In denying Mr. Garland’s proposal that the Mar-a-Lago report be released Judge Cannon asserted her prerogative “‘to remedy violations of recognized rights, to protect the integrity of the federal courts, and to deter illegal conduct by government officials.” The Knight Foundation, though, reckons that the continuing force of her order long after the case has ceased to be active is “manifestly unreasonable.”
Some saw Mr. Smith’s Mar-a-Lago case as the strongest of the four criminal prosecutions faced by Mr. Trump. Dozens of boxes full of classified materials — some top secret — were found at the Palm Beach mansion. Surveillance footage disclosed efforts by Messrs. Nauta and De Oliveira to hide documents from federal agents and even one of Mr. Trump’s own attorneys, Evan Corcoran. The Espionage Act violations alleged by Mr. Smith could have sent Mr. Trump to prison for decades.
The 11th Circuit has not been shy about reversing Judge Cannon. At an earlier stage of the Mar-a-Lago case she ordered that a special master be appointed to supervise the government’s handling of the evidence collected in the case during the search of Mar-a-Lago. The appellate court accused her of “a radical reordering of our case law limiting the federal courts’ involvement in criminal investigations” and decided that her ruling “would violate bedrock separation-of-powers limitations.”

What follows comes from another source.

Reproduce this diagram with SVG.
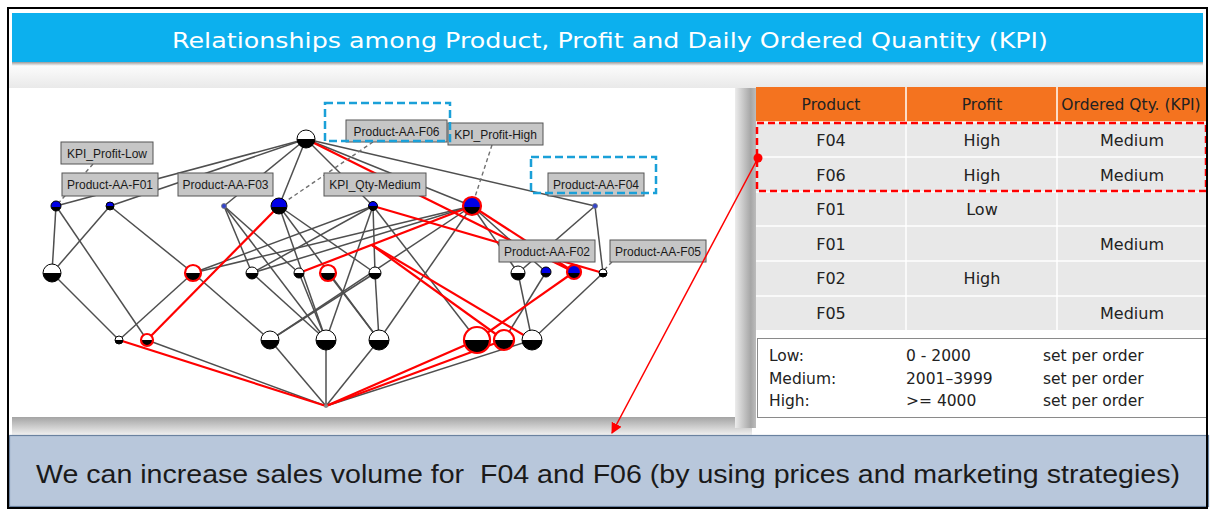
<svg xmlns="http://www.w3.org/2000/svg" width="1212" height="510" viewBox="0 0 1212 510">
<defs>
<style>
.e{stroke:#4f4f4f;stroke-width:1.5;fill:none}
.r{stroke:#ff0000;stroke-width:2.2;fill:none}
.d{stroke:#707070;stroke-width:1.4;stroke-dasharray:4 3;fill:none}
.n{stroke:#000;stroke-width:1}
.wb{fill:url(#gwb)}
.bb{fill:url(#gbb)}
.hl{stroke:#ff0000;stroke-width:2.2}
.tiny{fill:#3344cc;stroke:#777;stroke-width:0.8}
.lb rect{fill:#c6c6c6;stroke:#555;stroke-width:1}
.lb text{font-family:"Liberation Sans",Arial,sans-serif;font-size:12px;fill:#1a1a1a;text-anchor:middle}
.bx{fill:none;stroke:#1aa0d8;stroke-width:2.5;stroke-dasharray:8 4}
.th{font-family:"DejaVu Sans",sans-serif;font-size:15.5px;fill:#222;text-anchor:middle}
.td{font-family:"DejaVu Sans",sans-serif;font-size:16px;fill:#222;text-anchor:middle}
.lg{font-family:"DejaVu Sans",sans-serif;font-size:15.5px;fill:#222}
</style>
<linearGradient id="gwb" x1="0" y1="0" x2="0" y2="1"><stop offset="0.5" stop-color="#fff"/><stop offset="0.5" stop-color="#000"/></linearGradient>
<linearGradient id="gbb" x1="0" y1="0" x2="0" y2="1"><stop offset="0.55" stop-color="#0000e6"/><stop offset="0.55" stop-color="#000"/></linearGradient>
<linearGradient id="gTop" x1="0" y1="0" x2="0" y2="1"><stop offset="0" stop-color="#ffffff"/><stop offset="1" stop-color="#e9e9e9"/></linearGradient>
<linearGradient id="gHdr" x1="0" y1="0" x2="0" y2="1"><stop offset="0" stop-color="#9a9a9a"/><stop offset="1" stop-color="#ffffff"/></linearGradient>
<linearGradient id="gDown" x1="0" y1="0" x2="0" y2="1"><stop offset="0" stop-color="#a4a4a4"/><stop offset="1" stop-color="#f0f0f0"/></linearGradient>
<linearGradient id="gSide" x1="0" y1="0" x2="1" y2="0"><stop offset="0" stop-color="#ececec"/><stop offset="0.75" stop-color="#a6a6a6"/><stop offset="1" stop-color="#bcbcbc"/></linearGradient>
<marker id="arr" viewBox="0 0 10 10" refX="9" refY="5" markerWidth="11" markerHeight="11" markerUnits="userSpaceOnUse" orient="auto"><path d="M0,0 L10,5 L0,10 z" fill="#ff0000"/></marker>
</defs>

<rect x="0" y="0" width="1212" height="510" fill="#fff"/>
<rect x="9" y="62" width="1198" height="26" fill="url(#gTop)"/>
<rect x="12" y="62" width="1191" height="4" fill="url(#gHdr)"/>

<g id="header">
<rect x="12" y="13" width="1191" height="49" fill="#0cb0ee"/>
<text x="610" y="48" font-family="DejaVu Sans, sans-serif" font-size="22" fill="#fff" text-anchor="middle" textLength="876" lengthAdjust="spacingAndGlyphs">Relationships among Product, Profit and Daily Ordered Quantity (KPI)</text>
</g>

<rect x="10" y="88" width="725" height="329" fill="#fff"/>
<rect x="12" y="417" width="740" height="18" fill="url(#gDown)"/>
<rect x="735" y="88" width="21" height="340" fill="url(#gSide)"/>

<g id="connectors">
<g class="e">
<line x1="306" y1="139" x2="56" y2="206"/>
<line x1="306" y1="139" x2="110" y2="206"/>
<line x1="306" y1="139" x2="224" y2="206"/>
<line x1="306" y1="139" x2="279" y2="206"/>
<line x1="306" y1="139" x2="373" y2="206"/>
<line x1="306" y1="139" x2="472" y2="206"/>
<line x1="306" y1="139" x2="595" y2="206"/>
<line x1="56" y1="206" x2="52" y2="273"/>
<line x1="56" y1="206" x2="147" y2="340"/>
<line x1="110" y1="206" x2="52" y2="273"/>
<line x1="110" y1="206" x2="193" y2="273"/>
<line x1="224" y1="206" x2="252" y2="273"/>
<line x1="224" y1="206" x2="299" y2="273"/>
<line x1="224" y1="206" x2="326" y2="340"/>
<line x1="279" y1="206" x2="375" y2="273"/>
<line x1="279" y1="206" x2="326" y2="340"/>
<line x1="279" y1="206" x2="379" y2="340"/>
<line x1="373" y1="206" x2="193" y2="273"/>
<line x1="373" y1="206" x2="252" y2="273"/>
<line x1="373" y1="206" x2="375" y2="273"/>
<line x1="373" y1="206" x2="477" y2="340"/>
<line x1="373" y1="206" x2="326" y2="340"/>
<line x1="472" y1="206" x2="193" y2="273"/>
<line x1="472" y1="206" x2="252" y2="273"/>
<line x1="472" y1="206" x2="270" y2="340"/>
<line x1="472" y1="206" x2="379" y2="340"/>
<line x1="472" y1="206" x2="518" y2="273"/>
<line x1="472" y1="206" x2="546" y2="272"/>
<line x1="595" y1="206" x2="518" y2="273"/>
<line x1="595" y1="206" x2="603" y2="273"/>
<line x1="52" y1="273" x2="119" y2="340"/>
<line x1="193" y1="273" x2="119" y2="340"/>
<line x1="193" y1="273" x2="270" y2="340"/>
<line x1="252" y1="273" x2="326" y2="340"/>
<line x1="299" y1="273" x2="326" y2="340"/>
<line x1="328" y1="273" x2="379" y2="340"/>
<line x1="375" y1="273" x2="270" y2="340"/>
<line x1="375" y1="273" x2="379" y2="340"/>
<line x1="518" y1="273" x2="532" y2="340"/>
<line x1="546" y1="272" x2="504" y2="340"/>
<line x1="603" y1="273" x2="532" y2="340"/>
<line x1="147" y1="340" x2="326" y2="406"/>
<line x1="270" y1="340" x2="326" y2="406"/>
<line x1="326" y1="340" x2="326" y2="406"/>
<line x1="379" y1="340" x2="326" y2="406"/>
<line x1="532" y1="340" x2="326" y2="406"/>
</g>
<g class="r">
<line x1="306" y1="139" x2="574" y2="272"/>
<line x1="279" y1="206" x2="147" y2="340"/>
<line x1="299" y1="273" x2="472" y2="206"/>
<line x1="472" y1="206" x2="574" y2="272"/>
<line x1="373" y1="206" x2="603" y2="273"/>
<line x1="574" y1="272" x2="477" y2="340"/>
<line x1="372" y1="245" x2="504" y2="340"/>
<line x1="372" y1="245" x2="532" y2="340"/>
<line x1="119" y1="340" x2="326" y2="406"/>
<line x1="477" y1="340" x2="326" y2="406"/>
<line x1="504" y1="340" x2="326" y2="406"/>
</g>
<g class="d">
<line x1="93" y1="164" x2="56" y2="206"/>
<line x1="373" y1="142" x2="279" y2="206"/>
<line x1="492" y1="145" x2="472" y2="206"/>
<line x1="612" y1="262" x2="604" y2="270"/>
</g>
</g>

<g id="n-T"><circle class="n wb" cx="306" cy="139" r="9"/></g>
<g id="n-B1"><circle class="n bb" cx="56" cy="206" r="5"/></g>
<g id="n-B2"><circle class="n bb" cx="110" cy="206" r="4"/></g>
<g id="n-B3"><circle class="tiny" cx="224" cy="206" r="2.5"/></g>
<g id="n-B4"><circle class="n bb" cx="279" cy="206" r="8"/></g>
<g id="n-B5"><circle class="n bb" cx="373" cy="206" r="4.5"/></g>
<g id="n-B6"><circle class="bb hl" cx="472" cy="206" r="9"/></g>
<g id="n-B7"><circle class="tiny" cx="595" cy="206" r="2.5"/></g>
<g id="n-C1"><circle class="n wb" cx="52" cy="273" r="9"/></g>
<g id="n-C2"><circle class="wb hl" cx="193" cy="273" r="8"/></g>
<g id="n-C3"><circle class="n wb" cx="252" cy="273" r="6"/></g>
<g id="n-C4"><circle class="n wb" cx="299" cy="273" r="5"/></g>
<g id="n-C5"><circle class="wb hl" cx="328" cy="273" r="8"/></g>
<g id="n-C6"><circle class="n wb" cx="375" cy="273" r="6"/></g>
<g id="n-C7"><circle class="n wb" cx="518" cy="273" r="7"/></g>
<g id="n-C8"><circle class="n bb" cx="546" cy="272" r="5"/></g>
<g id="n-C9"><circle class="bb hl" cx="574" cy="272" r="7"/></g>
<g id="n-C10"><circle class="n wb" cx="603" cy="273" r="4"/></g>
<g id="n-D1"><circle class="n wb" cx="119" cy="340" r="4"/></g>
<g id="n-D2"><circle class="wb hl" cx="147" cy="340" r="6"/></g>
<g id="n-D3"><circle class="n wb" cx="270" cy="340" r="9"/></g>
<g id="n-D4"><circle class="n wb" cx="326" cy="340" r="10"/></g>
<g id="n-D5"><circle class="n wb" cx="379" cy="340" r="10"/></g>
<g id="n-D6"><circle class="wb hl" cx="477" cy="340" r="13"/></g>
<g id="n-D7"><circle class="wb hl" cx="504" cy="340" r="10"/></g>
<g id="n-D8"><circle class="n wb" cx="532" cy="340" r="10"/></g>
<g id="n-E"><circle cx="326" cy="406" r="2" fill="#888"/></g>

<g id="l-profit-low" class="lb"><rect x="61" y="142" width="92" height="22"/><text x="107" y="157.5">KPI_Profit-Low</text></g>
<g id="l-f01" class="lb"><rect x="62" y="173" width="96" height="23"/><text x="110" y="189">Product-AA-F01</text></g>
<g id="l-f03" class="lb"><rect x="178" y="173" width="95" height="23"/><text x="225.5" y="189">Product-AA-F03</text></g>
<g id="l-qty-medium" class="lb"><rect x="324" y="173" width="102" height="23"/><text x="375" y="189">KPI_Qty-Medium</text></g>
<g id="l-f06" class="lb"><rect x="346" y="120" width="101" height="22"/><text x="396.5" y="135.5">Product-AA-F06</text></g>
<g id="l-profit-high" class="lb"><rect x="448" y="123" width="95" height="22"/><text x="495.5" y="138.5">KPI_Profit-High</text></g>
<g id="l-f04" class="lb"><rect x="548" y="173" width="96" height="23"/><text x="596" y="189">Product-AA-F04</text></g>
<g id="l-f02" class="lb"><rect x="499" y="240" width="96" height="22"/><text x="547" y="255.5">Product-AA-F02</text></g>
<g id="l-f05" class="lb"><rect x="610" y="240" width="96" height="22"/><text x="658" y="255.5">Product-AA-F05</text></g>

<g id="highlight-boxes">
<rect class="bx" x="325" y="103" width="125" height="38"/>
<rect class="bx" x="531" y="157" width="125" height="36"/>
</g>

<g id="table">
<rect x="756" y="87" width="451" height="35" fill="#f4731f"/>
<rect x="756" y="122" width="451" height="208" fill="#e8e8e8"/>
<g stroke="#fff" stroke-width="1.5">
<line x1="906" y1="87" x2="906" y2="330"/>
<line x1="1057" y1="87" x2="1057" y2="330"/>
<line x1="756" y1="122" x2="1207" y2="122"/>
<line x1="756" y1="157" x2="1207" y2="157"/>
<line x1="756" y1="192" x2="1207" y2="192"/>
<line x1="756" y1="226" x2="1207" y2="226"/>
<line x1="756" y1="261" x2="1207" y2="261"/>
<line x1="756" y1="296" x2="1207" y2="296"/>
</g>
<text class="th" x="831" y="110">Product</text>
<text class="th" x="982" y="110">Profit</text>
<text class="th" x="1131" y="110">Ordered Qty. (KPI)</text>
<text class="td" x="831" y="146">F04</text><text class="td" x="982" y="146">High</text><text class="td" x="1132" y="146">Medium</text>
<text class="td" x="831" y="181">F06</text><text class="td" x="982" y="181">High</text><text class="td" x="1132" y="181">Medium</text>
<text class="td" x="831" y="215">F01</text><text class="td" x="982" y="215">Low</text>
<text class="td" x="831" y="250">F01</text><text class="td" x="1132" y="250">Medium</text>
<text class="td" x="831" y="284">F02</text><text class="td" x="982" y="284">High</text>
<text class="td" x="831" y="319">F05</text><text class="td" x="1132" y="319">Medium</text>
</g>

<g id="legend">
<rect x="757.5" y="338.5" width="449" height="79" fill="#fff" stroke="#8a8a8a" stroke-width="1"/>
<text class="lg" x="769" y="361">Low:</text><text class="lg" x="906" y="361">0 - 2000</text><text class="lg" x="1043" y="361">set per order</text>
<text class="lg" x="769" y="384">Medium:</text><text class="lg" x="906" y="384">2001–3999</text><text class="lg" x="1043" y="384">set per order</text>
<text class="lg" x="769" y="406">High:</text><text class="lg" x="906" y="406">&gt;= 4000</text><text class="lg" x="1043" y="406">set per order</text>
</g>

<g id="selection">
<rect x="757" y="123" width="449" height="68" fill="none" stroke="#ff0000" stroke-width="2.5" stroke-dasharray="7 4"/>
</g>

<g id="conclusion">
<rect x="9.5" y="435.5" width="1199" height="71" fill="#b8c7db" stroke="#6a82a0" stroke-width="1.2"/>
<text x="36" y="483" font-family="Liberation Sans, Arial, sans-serif" font-size="26" fill="#1a1a1a" textLength="1144" lengthAdjust="spacingAndGlyphs">We can increase sales volume for&#160; F04 and F06 (by using prices and marketing strategies)</text>
</g>

<g id="pointer">
<line x1="758" y1="158" x2="612" y2="433" stroke="#ff0000" stroke-width="1.5" marker-end="url(#arr)"/>
<circle cx="758" cy="158" r="4.5" fill="#ff0000"/>
</g>

<rect x="8" y="8" width="1199" height="500" fill="none" stroke="#000" stroke-width="2"/>
</svg>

The executive director of American Oversight, Chioma Chukwu, says in a statement that the “public has a right to know what Special Counsel Smith found.” However, the special counsel regulations put in place by Attorney General Janet Reno pointedly mandate that the public does not have such a right.
Instead, the special counsel “shall provide the Attorney General with a confidential report explaining the prosecution or declination decisions.” Responsibility for releasing the report then falls to the attorney general, who “may determine that public release of these reports would be in the public interest.” Judge Cannon’s ruling reasoned that Mr. Garland’s discretion was not so wide as to allow for the release of a report that could injure the due process rights of the defendants.
The executive director of the Knight Institute, Jameel Jaffer, declares in a statement that “this report is of singular importance to the public because it addresses allegations of grave criminal conduct by the nation’s highest-ranking official. There is no legitimate reason for the report’s continued suppression, and it should be posted on the court’s public docket without further delay.”
The first volume of Mr. Smith’s report, which covered his election interference case against Mr. Trump, was released in January, after charges were dismissed and days before the 47th president retook the White House. In that dispatch Mr. Smith struck a defiant note, accusing Mr. Trump of an “unprecedented criminal effort” to cling to power. Mr. Smith wrote that the “admissible evidence was sufficient to obtain and sustain a conviction.”
The 137-page volume contended that the DOJ’s “ view that the Constitution prohibits the continued indictment and prosecution of a President is categorical and does not turn on the gravity of the crimes charged, the strength of the Government’s proof, or the merits of the prosecution.” Mr. Trump responded to that on Truth Social by declaring that “Jack is a lamebrain prosecutor who was unable to get his case tried before the Election, which I won in a landslide.”
The Trump administration has kept the heat on Mr. Smith, launching an investigation, at the behest of Senator Tom Cotton, into whether the timing of his prosecutions violated the Hatch Act. That law prohibits federal employees from taking certain steps to influence elections. Mr. Smith, in a speech last month at George Mason University, shared that “what I see happening at the Department of Justice today saddens me and angers me.”